— BEGIN —

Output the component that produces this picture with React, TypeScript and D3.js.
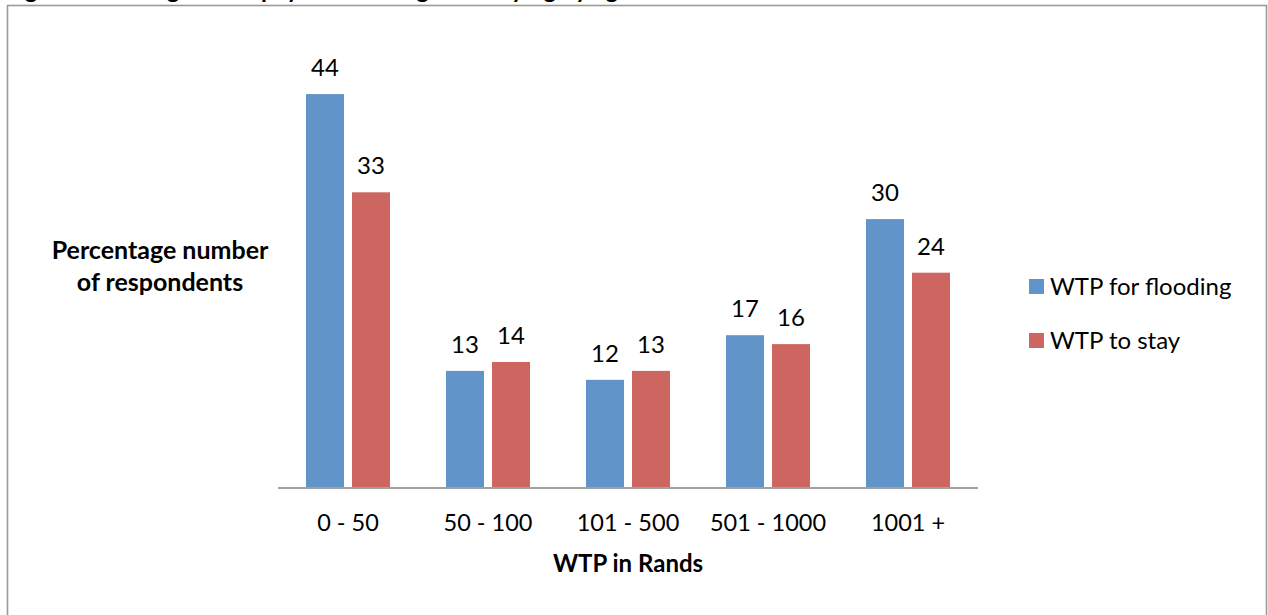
import React from "react";
import * as d3 from "d3";

// Willingness-to-pay bands (Rands) and percentage of respondents per band
const categories = ["0 - 50", "50 - 100", "101 - 500", "501 - 1000", "1001 +"];
const seriesNames = ["WTP for flooding", "WTP to stay"];
const wtpFlooding = [44, 13, 12, 17, 30];
const wtpStay = [33, 14, 13, 16, 24];
const seriesColors = ["#6195C9", "#CD6660"];

const titleText = "Figure 5: Willingness to pay for flooding and staying by age";
const yAxisTitle = ["Percentage number", "of respondents"];
const xAxisTitle = "WTP in Rands";

const W = 1268;
const H = 615;
const FONT = "Lato, 'Open Sans', sans-serif";

export default function App() {
  const baseY = 487;
  const plotLeft = 278;
  const plotRight = 978;

  const y = d3.scaleLinear().domain([0, 50]).range([baseY, baseY - 50 * 8.93]);
  const x0 = d3
    .scaleBand<string>()
    .domain(categories)
    .range([plotLeft, plotRight])
    .paddingInner(0.4)
    .paddingOuter(0.2);
  const x1 = d3
    .scaleBand<string>()
    .domain(seriesNames)
    .range([0, x0.bandwidth()])
    .paddingInner(8 / 46)
    .paddingOuter(0);

  const values = [wtpFlooding, wtpStay];

  return (
    <svg
      width={W}
      height={H}
      viewBox={`0 0 ${W} ${H}`}
      style={{ position: "absolute", left: 0, top: 0, background: "#fff" }}
      fontFamily={FONT}
    >
      {/* caption of the figure, running above the frame */}
      <text x={5} y={-2} fontSize={24} fontWeight={700} fill="#000">
        {titleText}
      </text>

      {/* chart frame */}
      <rect x={7.5} y={5.5} width={1259} height={640} fill="#fff" stroke="#9a9a9a" strokeWidth={1.6} />

      {/* bars */}
      {categories.map((cat, ci) => (
        <g key={cat} transform={`translate(${x0(cat)},0)`}>
          {seriesNames.map((s, si) => {
            const v = values[si][ci];
            const bx = x1(s) as number;
            const bw = x1.bandwidth();
            const top = y(v);
            return (
              <g key={s}>
                <rect x={bx} y={top} width={bw} height={baseY - top} fill={seriesColors[si]} />
                <text
                  x={bx + bw / 2}
                  y={top - 18}
                  textAnchor="middle"
                  fontSize={24}
                  fill="#000"
                >
                  {v}
                </text>
              </g>
            );
          })}
        </g>
      ))}

      {/* category axis */}
      <line x1={plotLeft} x2={plotRight} y1={baseY + 1} y2={baseY + 1} stroke="#a0a0a0" strokeWidth={2} />
      {categories.map((cat) => (
        <text
          key={cat}
          x={(x0(cat) as number) + x0.bandwidth() / 2}
          y={531}
          textAnchor="middle"
          fontSize={23.5}
          fill="#000"
        >
          {cat}
        </text>
      ))}
      <text x={628} y={572} textAnchor="middle" fontSize={24} fontWeight={700} fill="#000">
        {xAxisTitle}
      </text>

      {/* value axis title */}
      {yAxisTitle.map((line, i) => (
        <text key={line} x={160} y={259 + i * 32} textAnchor="middle" fontSize={25} fontWeight={700} fill="#000">
          {line}
        </text>
      ))}

      {/* legend */}
      {seriesNames.map((s, i) => (
        <g key={s} transform={`translate(1029,${279 + i * 54})`}>
          <rect x={0} y={0} width={15} height={15} fill={seriesColors[i]} />
          <text x={21} y={16} fontSize={24} fill="#000">
            {s}
          </text>
        </g>
      ))}
    </svg>
  );
}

— END —

▶ [Stated problem] Where a line holds "React", copy it out.

▶ [Expected output]
Output the component that produces this picture with React, TypeScript and D3.js.
import React from "react";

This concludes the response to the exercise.